§ Given request: Copy exactly the lines from the beginning of the data down to and including the line holding "plt.rcParams['font.family'] = ['Liberation", without any pictures.

§ Supplied material:
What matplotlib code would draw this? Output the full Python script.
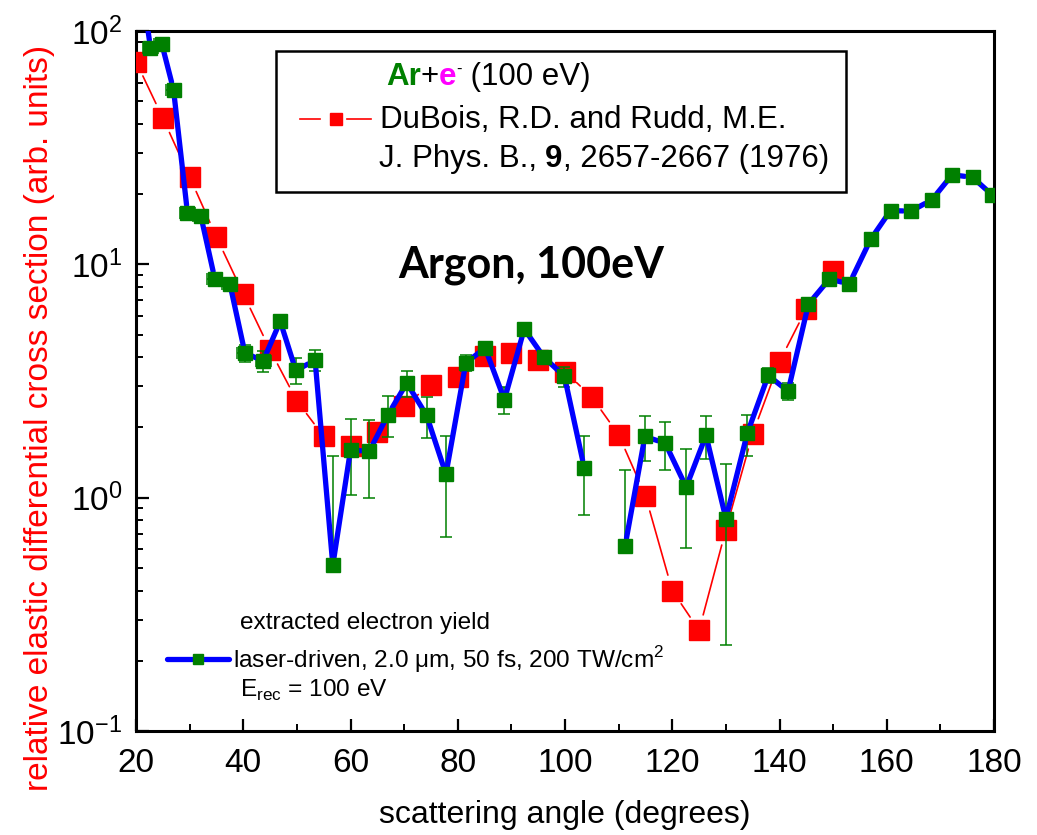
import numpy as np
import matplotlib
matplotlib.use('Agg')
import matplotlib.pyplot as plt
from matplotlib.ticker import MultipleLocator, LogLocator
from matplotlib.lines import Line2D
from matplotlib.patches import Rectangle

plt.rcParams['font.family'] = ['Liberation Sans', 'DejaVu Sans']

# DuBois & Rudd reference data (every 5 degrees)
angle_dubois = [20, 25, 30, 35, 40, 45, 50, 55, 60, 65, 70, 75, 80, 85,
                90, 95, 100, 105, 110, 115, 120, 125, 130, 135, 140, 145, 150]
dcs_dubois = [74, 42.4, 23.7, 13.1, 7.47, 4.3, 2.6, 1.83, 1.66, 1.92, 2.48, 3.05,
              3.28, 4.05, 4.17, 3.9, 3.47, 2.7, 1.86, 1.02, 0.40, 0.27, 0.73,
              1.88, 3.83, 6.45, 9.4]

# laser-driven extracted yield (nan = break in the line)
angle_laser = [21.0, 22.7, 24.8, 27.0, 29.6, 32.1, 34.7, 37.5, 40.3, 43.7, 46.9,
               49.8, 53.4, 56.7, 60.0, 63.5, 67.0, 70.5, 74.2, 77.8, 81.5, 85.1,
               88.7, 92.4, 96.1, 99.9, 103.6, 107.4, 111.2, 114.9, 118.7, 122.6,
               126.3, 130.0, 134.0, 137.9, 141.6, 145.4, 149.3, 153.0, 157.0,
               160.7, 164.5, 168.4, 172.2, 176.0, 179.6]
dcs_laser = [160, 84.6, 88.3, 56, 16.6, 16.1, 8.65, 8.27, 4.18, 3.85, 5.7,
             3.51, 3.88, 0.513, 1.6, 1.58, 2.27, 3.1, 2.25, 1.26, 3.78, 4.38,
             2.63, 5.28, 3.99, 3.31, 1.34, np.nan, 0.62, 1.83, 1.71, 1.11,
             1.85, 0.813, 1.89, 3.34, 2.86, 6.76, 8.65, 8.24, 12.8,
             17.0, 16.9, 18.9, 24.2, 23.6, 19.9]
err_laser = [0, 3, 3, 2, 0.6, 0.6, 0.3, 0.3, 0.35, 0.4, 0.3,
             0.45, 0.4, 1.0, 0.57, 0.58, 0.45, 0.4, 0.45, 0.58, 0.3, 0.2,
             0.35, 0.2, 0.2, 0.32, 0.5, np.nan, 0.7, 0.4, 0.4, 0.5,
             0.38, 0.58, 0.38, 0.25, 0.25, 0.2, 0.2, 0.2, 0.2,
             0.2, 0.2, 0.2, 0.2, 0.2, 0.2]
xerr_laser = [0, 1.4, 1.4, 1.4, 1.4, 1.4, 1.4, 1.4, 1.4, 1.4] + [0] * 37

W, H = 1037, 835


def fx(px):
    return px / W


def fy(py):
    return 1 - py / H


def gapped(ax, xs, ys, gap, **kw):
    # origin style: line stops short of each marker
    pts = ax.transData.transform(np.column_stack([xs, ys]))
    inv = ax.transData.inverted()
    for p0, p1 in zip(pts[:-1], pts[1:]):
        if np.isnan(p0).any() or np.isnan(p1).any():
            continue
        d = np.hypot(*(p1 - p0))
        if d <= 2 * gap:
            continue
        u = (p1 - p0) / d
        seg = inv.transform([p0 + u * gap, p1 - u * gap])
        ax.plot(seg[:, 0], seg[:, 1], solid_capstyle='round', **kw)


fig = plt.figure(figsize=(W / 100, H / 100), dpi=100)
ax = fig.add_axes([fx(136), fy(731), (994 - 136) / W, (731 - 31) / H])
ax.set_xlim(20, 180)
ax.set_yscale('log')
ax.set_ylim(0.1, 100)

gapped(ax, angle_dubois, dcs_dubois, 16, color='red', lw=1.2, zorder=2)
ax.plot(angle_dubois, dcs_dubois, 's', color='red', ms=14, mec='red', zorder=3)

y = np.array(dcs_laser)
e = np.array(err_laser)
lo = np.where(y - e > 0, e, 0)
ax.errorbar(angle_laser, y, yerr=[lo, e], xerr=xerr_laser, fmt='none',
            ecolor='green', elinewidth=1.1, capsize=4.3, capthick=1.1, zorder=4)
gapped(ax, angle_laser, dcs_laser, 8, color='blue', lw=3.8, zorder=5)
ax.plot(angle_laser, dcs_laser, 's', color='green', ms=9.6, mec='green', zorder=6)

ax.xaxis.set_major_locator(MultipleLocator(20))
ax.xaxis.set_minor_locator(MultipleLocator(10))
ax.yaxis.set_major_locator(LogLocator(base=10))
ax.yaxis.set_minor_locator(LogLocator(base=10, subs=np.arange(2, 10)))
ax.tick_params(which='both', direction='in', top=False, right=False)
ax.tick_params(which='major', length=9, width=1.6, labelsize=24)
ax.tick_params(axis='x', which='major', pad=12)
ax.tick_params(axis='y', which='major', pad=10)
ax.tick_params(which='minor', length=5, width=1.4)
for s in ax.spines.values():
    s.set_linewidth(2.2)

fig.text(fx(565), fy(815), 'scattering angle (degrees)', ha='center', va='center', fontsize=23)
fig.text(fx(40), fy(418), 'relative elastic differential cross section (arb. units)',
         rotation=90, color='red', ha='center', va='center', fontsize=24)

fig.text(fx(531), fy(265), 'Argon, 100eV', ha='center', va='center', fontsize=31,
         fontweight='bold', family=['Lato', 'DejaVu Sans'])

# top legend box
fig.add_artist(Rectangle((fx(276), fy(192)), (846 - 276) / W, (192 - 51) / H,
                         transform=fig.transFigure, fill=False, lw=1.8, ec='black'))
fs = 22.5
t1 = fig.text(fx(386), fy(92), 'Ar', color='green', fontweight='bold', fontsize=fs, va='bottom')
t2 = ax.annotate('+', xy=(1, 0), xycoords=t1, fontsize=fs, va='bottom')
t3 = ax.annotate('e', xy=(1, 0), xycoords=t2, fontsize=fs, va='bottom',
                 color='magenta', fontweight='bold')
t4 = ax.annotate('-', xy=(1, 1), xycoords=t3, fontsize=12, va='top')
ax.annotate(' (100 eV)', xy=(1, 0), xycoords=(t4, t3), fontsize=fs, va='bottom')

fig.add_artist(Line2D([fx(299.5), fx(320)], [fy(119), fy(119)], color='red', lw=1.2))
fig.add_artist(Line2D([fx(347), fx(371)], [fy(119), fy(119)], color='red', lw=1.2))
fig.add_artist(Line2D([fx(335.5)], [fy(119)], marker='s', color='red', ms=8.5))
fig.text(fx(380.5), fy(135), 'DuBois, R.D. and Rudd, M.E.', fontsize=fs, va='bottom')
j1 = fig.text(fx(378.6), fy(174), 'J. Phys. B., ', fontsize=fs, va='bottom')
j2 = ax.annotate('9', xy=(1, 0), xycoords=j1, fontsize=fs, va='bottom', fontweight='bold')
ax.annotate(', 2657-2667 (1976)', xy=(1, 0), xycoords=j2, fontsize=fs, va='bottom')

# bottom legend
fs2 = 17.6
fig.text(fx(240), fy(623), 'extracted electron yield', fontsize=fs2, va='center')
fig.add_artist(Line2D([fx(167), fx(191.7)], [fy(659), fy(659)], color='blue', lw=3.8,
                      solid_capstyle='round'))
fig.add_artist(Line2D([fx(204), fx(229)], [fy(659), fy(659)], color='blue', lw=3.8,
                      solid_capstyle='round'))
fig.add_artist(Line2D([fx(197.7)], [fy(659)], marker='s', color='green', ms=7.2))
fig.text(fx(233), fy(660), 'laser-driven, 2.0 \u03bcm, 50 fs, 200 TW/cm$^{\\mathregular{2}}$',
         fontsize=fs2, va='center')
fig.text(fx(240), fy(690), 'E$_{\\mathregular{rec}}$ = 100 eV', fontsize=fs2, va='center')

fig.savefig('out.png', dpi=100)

§ Correct output:
What matplotlib code would draw this? Output the full Python script.
import numpy as np
import matplotlib
matplotlib.use('Agg')
import matplotlib.pyplot as plt
from matplotlib.ticker import MultipleLocator, LogLocator
from matplotlib.lines import Line2D
from matplotlib.patches import Rectangle

plt.rcParams['font.family'] = ['Liberation Sans', 'DejaVu Sans']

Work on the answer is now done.